When does HashSet 'add' method calls equals? [duplicate]

Question

This question already has an answer here:

• What issues should be considered when overriding equals and hashCode in Java? 11 answers

I did this test in a HashSet comparision and equals is not being called

I would like to consider equals when farAway=false (A function to check two point distances)

Full compilable code, you could test it, and tells why equals is not being called in this example.

public class TestClass{
     static class Posicion
    {
        private int x;
        private int y;

        @Override
        public boolean equals(Object obj) {
            if (obj == null) {
                return false;
            }
            if (getClass() != obj.getClass()) {
                return false;
            }
            final Posicion other = (Posicion) obj;
            if ( farAway(this.x, other.x, this.y, other.y,5)){   
                return false;
            } 
            return true;
        }

        @Override
        public int hashCode() {
            int hash = 7; hash = 59 * hash + this.x; hash = 59 * hash + this.y;
            return hash;
        }

         Posicion(int x0, int y0) {
            x=x0;
            y=y0;
        }

        private boolean farAway(int x, int x0, int y, int y0, int i) {
            return false;
        }
    }

    public static void main(String[] args) {
        HashSet<Posicion> test=new HashSet<>();
        System.out.println("result:"+test.add(new Posicion(1,1)));
        System.out.println("result:"+test.add(new Posicion(1,2)));
    }
}

EDIT

-Is there a way to force HashSet add to call equals?

Answer 1

If the hash codes differ, there is no need to call equals() since it is guaranteed to return false.

This follows from the general contract on equals() and hashCode():

If two objects are equal according to the equals(Object) method, then calling the hashCode method on each of the two objects must produce the same integer result.

Right now your class is breaking that contract. You need to fix that.

Answer 2

If you want equals() to be called always, just always return, say, 0 in hashCode(). This way all items have the same hash code and are compared purely with equals().

public int hashCode() {
  return 0;
}

Answer 3

It sounds like HashSet isn't right for you.
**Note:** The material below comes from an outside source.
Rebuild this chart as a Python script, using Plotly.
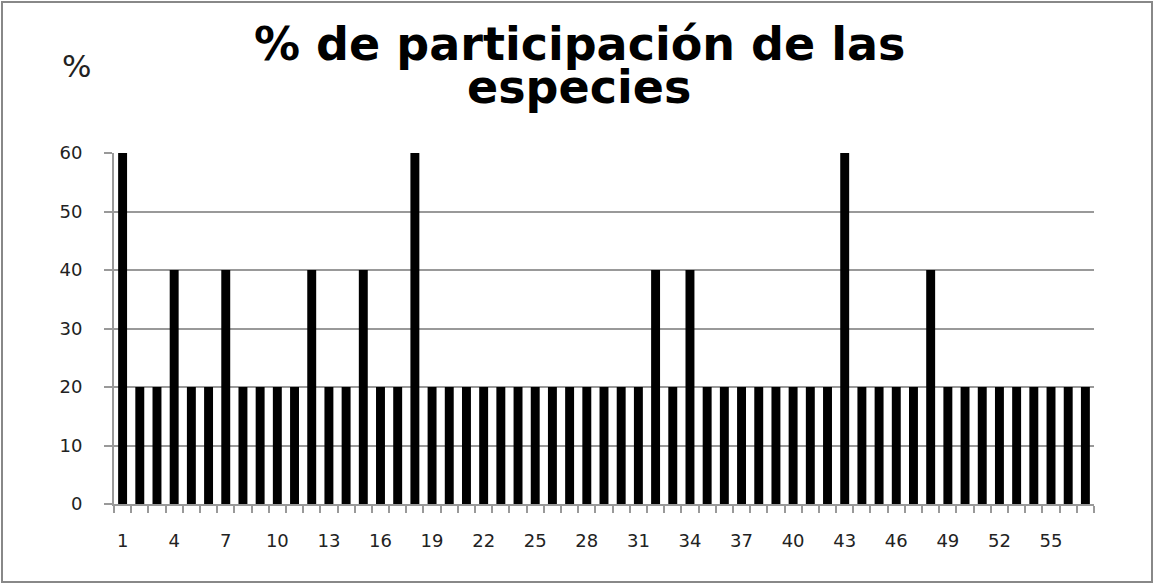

It sounds like you want a custom way of comparing two positions. Rather than saying "are two positions exactly equal?". Instead, you should look at using TreeSet, with a Comparator. This way, you can write a "IsWithinRangeComparator" and do your range checking there.

Answer 4

As suggested above,when objects are equal, their hashcode should also be the same. You could make a simple fix to your hashcode computation like below.

 public int hashCode() {

int hash = 7; hash = 59 * hash + this.x; hash = 59 * hash + this.y;
boolean faraway=farAway(this.x, other.x, this.y, other.y,5);
hash=59*hash+(faraway?1:0); //include faraway also as part of hashcode computation

 return hash;

}